Tuesday, November 10, 2015

TO SLEEP, PERCHANCE TO DREAM

Moving to a new home presents multiple do-over opportunities:  a chance to purge enough junk to pretend you're not a hoarder, a chance to change your decor from forty-year-old traditional mahogany pieces that cost a fortune to Ikea (since your old furniture didn't fetch much on craigslist), and a chance to simplify, since you're only taking what fits in your Prius.

I'm doing all of the above, plus getting a new mattress. since I don't remember when I bought the last one.  An intriguing piece on the internet caught my eye, about a start-up in Los Angeles called Casper with a novel approach to the totally boring process of mattress shopping.   I know what kind of mattress I want.....a Tempurpedic.....but I just can't bring myself to spend 3 or 4K on a freaking mattress.  Yes, I know, we spend a third of our lives in bed...with the exception of prostitutes, but that's a different story......but two-thirds of my life is over, so I discount that statistic.




Casper will ship me a memory foam and latex mattress rolled up in a box for about 25 percent of the cost of the Tempurpedic, let me sleep on it for 100 nights, and if I don't like it, they will come pick it up and refund 100% of my money to boot.  I like that, but I still want to have some idea what it feels like.  

There aren't many places to test drive a Casper, but since I was in Los Angeles - their corporate home - for a few days, I decided to do just that.  My youngest daughter and I took the 4-year-old and the 10-month-old to Griffith Park to ride the ponies and visit the trains at Traveltown.  Trusting Waze to help us find the Casper showroom, we drove up the steep, narrow streets of the Hollywood Hills and wondered what kind of business could be located in this affluent, residential area.  A home with a big "C" on the front door and a Casper shipping box on the sidewalk came into view.  We looked at each other, wondering about the safety of entering a private home and asking to try out the bed.  She stayed in the car with the kids while I ventured inside.  

The living area's walls were all glass, affording an expansive, scenic view, like a Hollywood home in the hills should.  Four people sat at a table with desktop computers, answering customer calls.  A twenty-something with impossibly white teeth and blonde hair asked if I had an appointment.  An appointment? To lie on a matteress??
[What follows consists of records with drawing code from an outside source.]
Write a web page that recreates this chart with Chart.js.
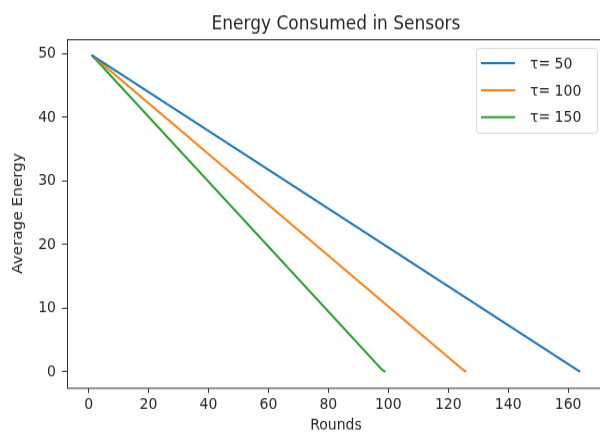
<!DOCTYPE html>
<html>
<head>
<meta charset="utf-8">
<script src="https://cdn.jsdelivr.net/npm/chart.js@4.4.0/dist/chart.umd.min.js"></script>
<style>
  html, body { margin: 0; padding: 0; background: #fff; overflow: hidden; width: 600px; height: 435px; }
  /* the reference figure is stretched a little taller than wide */
  canvas { display: block; transform: scale(1, 1.0875); transform-origin: 0 0; }
</style>
</head>
<body>
<canvas id="energyChart" width="612" height="400" style="width:612px;height:400px"></canvas>
<script>
// values
var labels = ['τ= 50', 'τ= 100', 'τ= 150'];
var colors = ['#1f77b4', '#ff7f0e', '#2ca02c'];
var tau50 = [{x: 1, y: 49.8}, {x: 164, y: 0}];
var tau100 = [{x: 1, y: 49.8}, {x: 125, y: 0.3}, {x: 126, y: 0}];
var tau150 = [{x: 1, y: 49.8}, {x: 98, y: 0.3}, {x: 99, y: 0}];
var xTicks = [0, 20, 40, 60, 80, 100, 120, 140, 160];
var yTicks = [0, 10, 20, 30, 40, 50];

var FONT = 'DejaVu Sans';
var INK = '#262626';

// title centred over the plot area, frame, and an inside legend (matplotlib look)
var mplDecor = {
    id: 'mplDecor',
    afterDraw: function (chart) {
        var ctx = chart.ctx;
        var a = chart.chartArea;
        ctx.save();
        ctx.strokeStyle = '#333';
        ctx.lineWidth = 1;
        ctx.strokeRect(a.left + 0.5, a.top + 0.5, a.right - a.left, a.bottom - a.top);

        ctx.fillStyle = INK;
        ctx.font = '17px "' + FONT + '"';
        ctx.textAlign = 'center';
        ctx.textBaseline = 'alphabetic';
        ctx.fillText('Energy Consumed in Sensors', (a.left + a.right) / 2, 26.7);

        // legend box
        var bx = 476, by = 44, bw = 121, bh = 78;
        ctx.fillStyle = 'rgba(255,255,255,0.8)';
        ctx.strokeStyle = '#d6d6d6';
        ctx.lineWidth = 1;
        ctx.beginPath();
        if (ctx.roundRect) {
            ctx.roundRect(bx + 0.5, by + 0.5, bw, bh, 3);
        } else {
            ctx.rect(bx + 0.5, by + 0.5, bw, bh);
        }
        ctx.fill();
        ctx.stroke();

        ctx.font = '14px "' + FONT + '"';
        ctx.textAlign = 'left';
        ctx.textBaseline = 'middle';
        chart.data.datasets.forEach(function (ds, i) {
            var ly = 58 + i * 24.9;
            ctx.strokeStyle = ds.borderColor;
            ctx.lineWidth = 2;
            ctx.beginPath();
            ctx.moveTo(481, ly);
            ctx.lineTo(515, ly);
            ctx.stroke();
            ctx.fillStyle = INK;
            ctx.fillText(ds.label, 530, ly + 1);
        });
        ctx.restore();
    }
};

var ctx = document.getElementById('energyChart').getContext('2d');
var energyChart = new Chart(ctx, {
    type: 'line',
    data: {
        datasets: [
            {label: labels[0], data: tau50, borderColor: colors[0], backgroundColor: colors[0]},
            {label: labels[1], data: tau100, borderColor: colors[1], backgroundColor: colors[1]},
            {label: labels[2], data: tau150, borderColor: colors[2], backgroundColor: colors[2]}
        ]
    },
    options: {
        responsive: false,
        animation: false,
        devicePixelRatio: 1,
        layout: {padding: {top: 36, right: 7, left: 0, bottom: 0}},
        elements: {
            line: {borderWidth: 2, tension: 0, fill: false},
            point: {radius: 0}
        },
        plugins: {
            legend: {display: false},
            title: {display: false},
            tooltip: {enabled: false}
        },
        scales: {
            x: {
                type: 'linear',
                min: -7.2,
                max: 172.3,
                afterFit: function (s) { s.height = 43.5; },
                afterBuildTicks: function (s) {
                    s.ticks = xTicks.map(function (v) { return {value: v}; });
                },
                grid: {drawOnChartArea: false, tickLength: 4.8, tickColor: '#333'},
                border: {display: false},
                ticks: {color: INK, font: {family: FONT, size: 14}, padding: 3, maxRotation: 0},
                title: {display: true, text: 'Rounds', color: INK, font: {family: FONT, size: 14}, padding: {top: 0, bottom: 0}}
            },
            y: {
                min: -2.49,
                max: 52.29,
                afterFit: function (s) { s.width = 67; },
                afterBuildTicks: function (s) {
                    s.ticks = yTicks.map(function (v) { return {value: v}; });
                },
                grid: {drawOnChartArea: false, tickLength: 5, tickColor: '#333'},
                border: {display: false},
                ticks: {color: INK, font: {family: FONT, size: 14}, padding: 6},
                title: {display: true, text: 'Average Energy', color: INK, font: {family: FONT, size: 14}, padding: {top: 10, bottom: 0}}
            }
        }
    },
    plugins: [mplDecor]
});
</script>
</body>
</html>
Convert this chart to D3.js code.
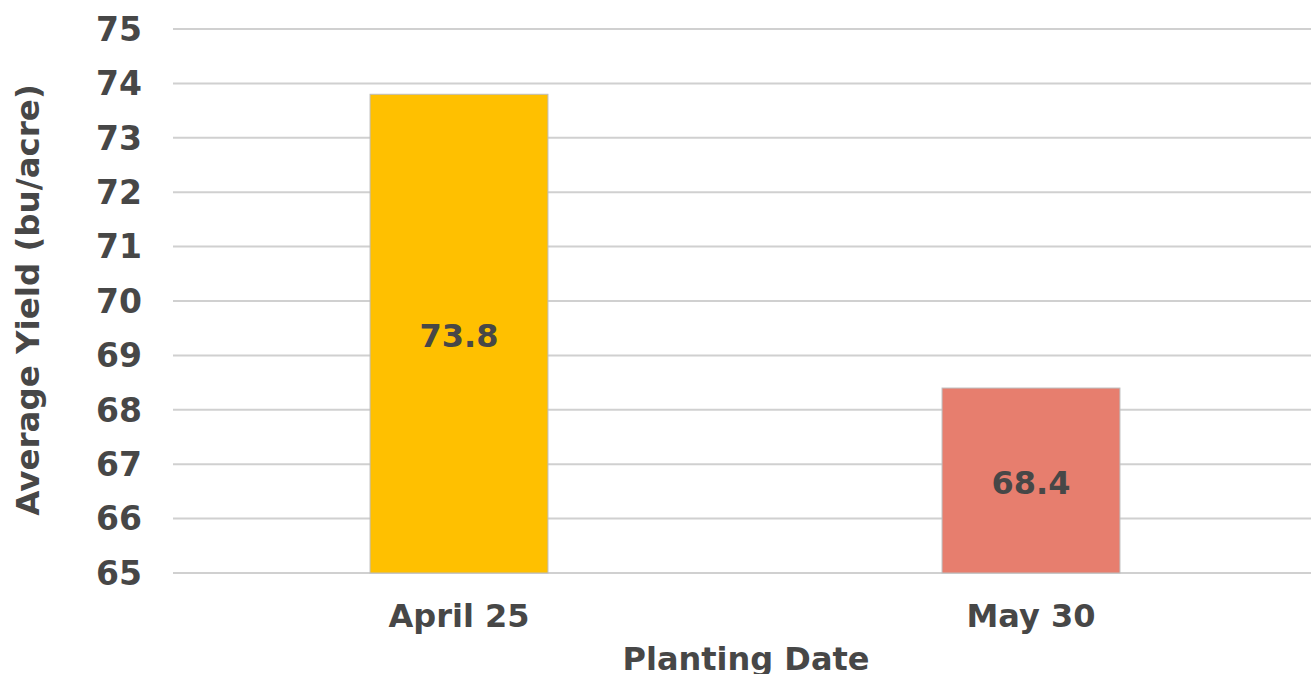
<!DOCTYPE html>
<html>
<head>
<meta charset="utf-8">
<script src="https://cdn.jsdelivr.net/npm/d3@7"></script>
<style>
  body { margin: 0; background: #fff; }
  svg text { font-family: "DejaVu Sans", Verdana, sans-serif; font-weight: bold; fill: #474747; }
</style>
</head>
<body>
<svg id="chart" width="1311" height="674"></svg>
<script>
// data
var categories = ["April 25", "May 30"];
var yields = [73.8, 68.4];
var barColors = ["#FFC000", "#E77E6E"];
var yTicks = [65, 66, 67, 68, 69, 70, 71, 72, 73, 74, 75];

var svg = d3.select("#chart");
var margin = { left: 173, right: -6, top: 29, bottom: 101 };
var width = 1311 - margin.left - margin.right;
var height = 674 - margin.top - margin.bottom;

var g = svg.append("g")
	.attr("transform", "translate(" + margin.left + "," + margin.top + ")");

var x = d3.scaleBand().domain(categories).range([0, width]).padding(0);
var y = d3.scaleLinear().domain([65, 75]).range([height, 0]);
var barW = x.bandwidth() * 0.311;

// gridlines
g.selectAll("line.grid")
	.data(yTicks)
	.enter().append("line")
	.attr("class", "grid")
	.attr("x1", 0)
	.attr("x2", width)
	.attr("y1", function(d) { return y(d); })
	.attr("y2", function(d) { return y(d); })
	.attr("stroke", "#d0d0d0")
	.attr("stroke-width", 2);

// y tick labels
g.selectAll("text.ytick")
	.data(yTicks)
	.enter().append("text")
	.attr("class", "ytick")
	.attr("x", -31)
	.attr("y", function(d) { return y(d); })
	.attr("dy", "0.36em")
	.attr("text-anchor", "end")
	.style("font-size", "33px")
	.text(function(d) { return d; });

// bars
var bars = g.selectAll("g.bar")
	.data(categories)
	.enter().append("g")
	.attr("class", "bar");

bars.append("rect")
	.attr("x", function(d) { return x(d) + x.bandwidth() / 2 - barW / 2; })
	.attr("y", function(d, i) { return y(yields[i]); })
	.attr("width", barW)
	.attr("height", function(d, i) { return height - y(yields[i]); })
	.attr("fill", function(d, i) { return barColors[i]; })
	.attr("stroke", "#bdbdbd")
	.attr("stroke-width", 1);

bars.append("text")
	.attr("x", function(d) { return x(d) + x.bandwidth() / 2; })
	.attr("y", function(d, i) { return (y(yields[i]) + height) / 2 + 2; })
	.attr("dy", "0.36em")
	.attr("text-anchor", "middle")
	.style("font-size", "32px")
	.text(function(d, i) { return yields[i].toFixed(1); });

// category labels
g.selectAll("text.cat")
	.data(categories)
	.enter().append("text")
	.attr("class", "cat")
	.attr("x", function(d) { return x(d) + x.bandwidth() / 2; })
	.attr("y", height + 42)
	.attr("dy", "0.36em")
	.attr("text-anchor", "middle")
	.style("font-size", "32px")
	.text(function(d) { return d; });

// axis titles
svg.append("text")
	.attr("x", 746)
	.attr("y", 658)
	.attr("dy", "0.36em")
	.attr("text-anchor", "middle")
	.style("font-size", "32px")
	.text("Planting Date");

svg.append("text")
	.attr("transform", "translate(27,300) rotate(-90)")
	.attr("dy", "0.36em")
	.attr("text-anchor", "middle")
	.style("font-size", "32.5px")
	.text("Average Yield (bu/acre)");
</script>
</body>
</html>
It must have been a slow day, as she checked her tablet and saw they had an opening, so I was admitted to a bedroom with an equally gorgeous view and given a clean pillow.  I mentioned my waiting family and the blonde with the blinding smile lured them inside with promises of water and juice.  The four-year-old propelled herself onto the bed and the ten-month-old spied an opportunity to nurse before vomiting copiously on the clean carpet.  She spent a few minutes gazing out the window while the other one pushed Trader Joe's rocket-shaped cheddar crackers into the vertical fan.  I shut my eyes and tried to decide how the mattress felt while calculating how long it would take to get home in L.A.traffic.  Would the wiser course be to hunker down at Magnolia Bakery until rush hour was over? 

I remain undecided.  I still prefer the Tempurpedic experience, but keep coming back to the Casper price.  At least I have 100 vomit-free nights to see if I want to keep it.